In arguing forcefully before Congress for NATO to institute a no-fly zone over Ukrainian airspace, President Volodymyr Zelenskyy did what any besieged head of state would do: He advocated for what he believes will safeguard his people. His dedication to his country’s unyielding resistance to Russian aggression is admirable.

Yet President Joe Biden is not the president of Ukraine, and neither are the leaders of the NATO alliance, and they must make decisions that will best punish Putin and his forces without provoking a far wider and bloodier conflagration. Engaging in direct combat with the Russian military, likely sparking a hot war between nuclear-armed powers, from where we sit remains a too-risky proposition.

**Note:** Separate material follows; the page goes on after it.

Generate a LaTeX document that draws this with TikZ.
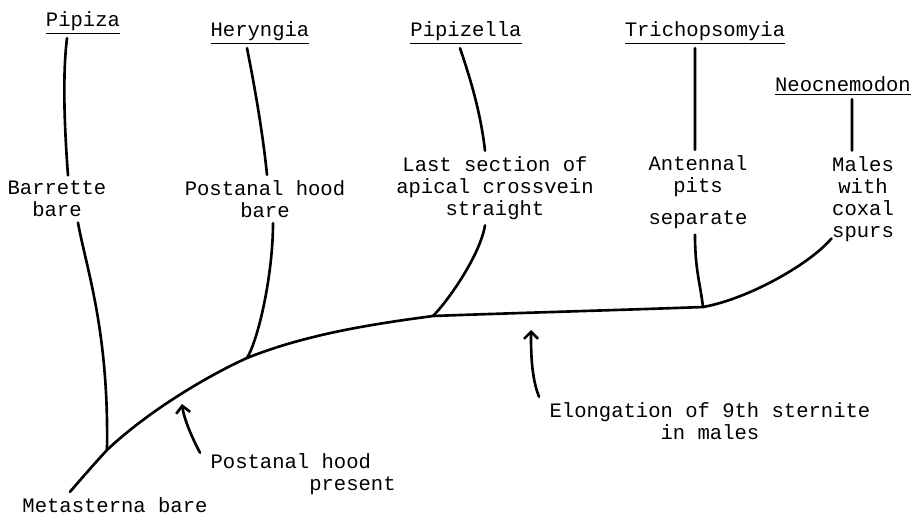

It is in America’s interest for the Russian president’s demented campaign to be countered and turned back, as it’s clear that allowing him to act on his expansionist designs has only encouraged him, and will do the same to other strongmen with territorial ambitions. The best way forward now is to continue with the two-pronged strategy of providing support for Ukraine’s army and territorial defenders, and punishing Putin at home.

Biden’s announcement of more than $1 billion in security assistance to Ukraine might not be as flashy or cathartic as U.S. troops taking down the autocrat’s warplanes, but it is crucial to preserving Ukraine’s momentum. By all accounts, American anti-aircraft systems, anti-tank weapons and other advanced weapons have been vital in preventing the quick victory Putin had expected. With them, Ukrainian fighters can themselves combat Russian air power.

Continued sanctions and the cutting off of Russia from world markets and financial systems is a longer game, and while it’s hard to see the nexus between that and the bombs falling on civilian buildings in Ukraine, the truth is that the economic measures are already weakening Russia’s economy, and with it, Putin’s ability to prolong an increasingly unpopular war.

Cooler allied heads might not keep Putin from battering Ukraine, but for now, they can box him in and head off a world war.